Again, we view the “Data Center” not as a facility or building, but as a service that is supporting critical business processes. The Data Center Services consist of the following:

  1. Facility: space, power, cooling, structural integrity, work & equipment flow/adjacencies
  2. Communications Physical Infrastructure: copper and fiber cable plant, pathways, racks/cabinets
  3. Network: WAN access facilities from the building to the service providers node that is meshed within their broader network, WAN services, LAN architecture and topology, SAN architecture and topology
  4. Data Processing and Storage Platforms: enterprise architecture of the processing and storage systems, high availability, clustered systems, grid computing, cloud computing, virtualized systems.
  5. Application: appliance based solutions, ability to implement virtual motion, grid computing.

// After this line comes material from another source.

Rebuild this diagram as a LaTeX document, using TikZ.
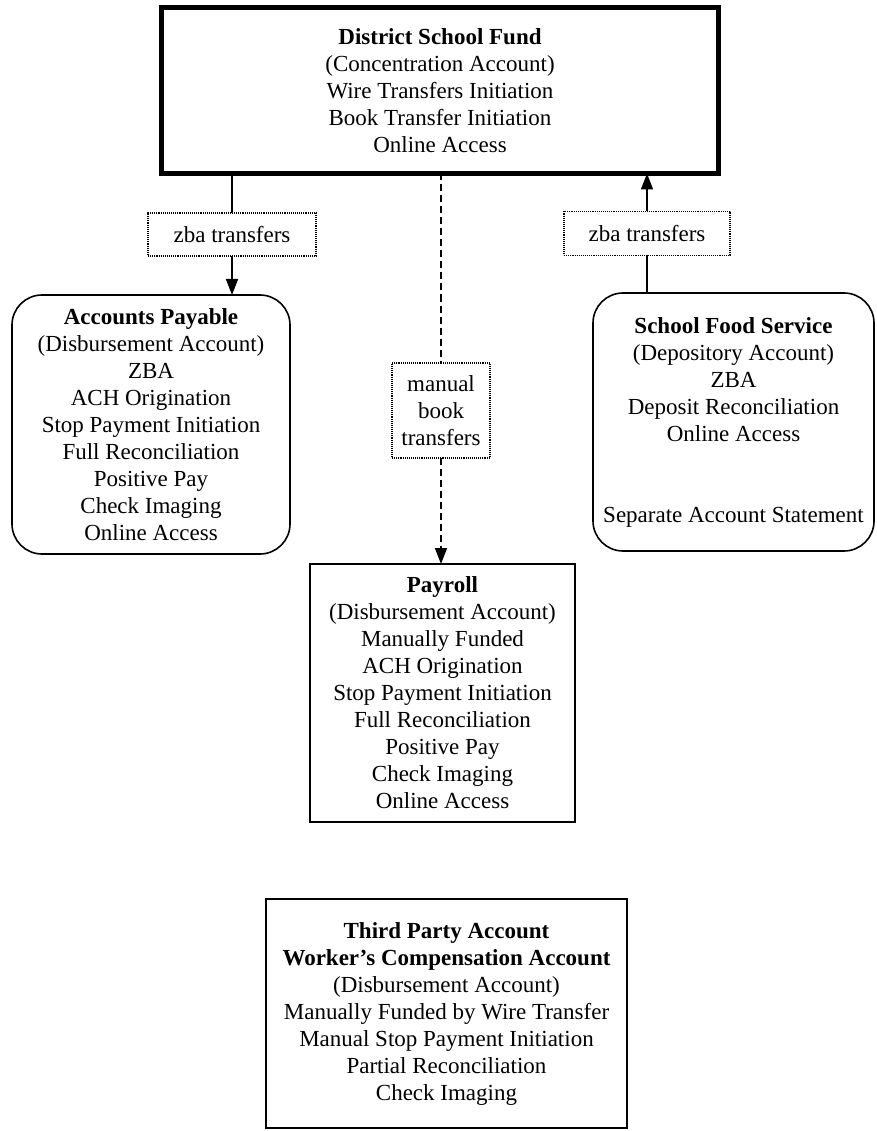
\documentclass[tikz,border=0pt]{standalone}
\usepackage{fontspec}
\setmainfont{Liberation Serif}
\usetikzlibrary{arrows.meta}
\begin{document}
\begin{tikzpicture}[x=1pt,y=1pt,
  every node/.style={inner sep=0pt, outer sep=0pt, align=center,
    font=\fontsize{23}{27}\selectfont},
  acct/.style={draw, line width=1.6pt},
  roundacct/.style={draw, line width=1.6pt, rounded corners=30pt},
  mainacct/.style={draw, line width=5pt},
  lbl/.style={draw, densely dotted, line width=1.1pt},
  conn/.style={line width=1.6pt},
  arr/.style={conn, -{Triangle[length=16pt,width=12pt]}},
]
\useasboundingbox (0,0) rectangle (876,-1131);

\node[mainacct, minimum width=557pt, minimum height=166pt] (top) at (440,-90.5)
  {\textbf{District School Fund}\\(Concentration Account)\\Wire Transfers Initiation\\Book Transfer Initiation\\Online Access};

\node[lbl, minimum width=168pt, minimum height=43pt] (lzba) at (232,-234.5) {zba transfers};
\node[lbl, minimum width=166pt, minimum height=44pt] (rzba) at (647,-233.5) {zba transfers};
\node[lbl, minimum width=98pt, minimum height=95pt] (man) at (441,-410.5) {manual\\book\\transfers};

\node[roundacct, minimum width=278pt, minimum height=259pt] (ap) at (151,-424.5)
  {\textbf{Accounts Payable}\\(Disbursement Account)\\ZBA\\ACH Origination\\Stop Payment Initiation\\Full Reconciliation\\Positive Pay\\Check Imaging\\Online Access};

\node[roundacct, minimum width=281pt, minimum height=258pt] (sfs) at (733.5,-422)
  {\textbf{School Food Service}\\(Depository Account)\\ZBA\\Deposit Reconciliation\\Online Access\\[54pt]Separate Account Statement};

\node[acct, minimum width=265pt, minimum height=258pt] (pay) at (442.5,-693)
  {\textbf{Payroll}\\(Disbursement Account)\\Manually Funded\\ACH Origination\\Stop Payment Initiation\\Full Reconciliation\\Positive Pay\\Check Imaging\\Online Access};

\node[acct, minimum width=361pt, minimum height=229pt] (third) at (446.5,-1013.5)
  {\textbf{Third Party Account}\\\textbf{Worker's Compensation Account}\\(Disbursement Account)\\Manually Funded by Wire Transfer\\Manual Stop Payment Initiation\\Partial Reconciliation\\Check Imaging};

% left zba
\draw[conn] (top.south -| lzba.north) -- (lzba.north);
\draw[arr] (lzba.south) -- (lzba.south |- ap.north);
% right zba
\draw[conn] (sfs.north -| rzba.south) -- (rzba.south);
\draw[arr] (rzba.north) -- (rzba.north |- top.south);
% manual
\draw[conn, dashed, dash pattern=on 7pt off 4pt] (top.south -| man.north) -- (man.north);
\draw[arr, dashed, dash pattern=on 7pt off 4pt] (man.south) -- (man.south |- pay.north);
\end{tikzpicture}
\end{document}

The Reliability Classification model shown is a framework developed by Reliable Resources to align the reliability classification of the Network, Systems and Application data center services with the framework used to classify the facility reliability. We see this as an important next step as the data center is becoming more intelligent with the integration of processing loads with facility power and cooling provisions, more fluid with the ability to virtually move applications and data throughout the enterprise, and complex with the implementation of a hybrid approach to “cloud computing”, a subset of enterprise applications in the cloud and a subset within the end user’s facility.

Reliable Resources is a strong proponent of open industry standards and has frequently made intellectual property developed internally available to the industry. This has been demonstrated with the contributions included in the development of the TIA-942 and the pending BICSI standard.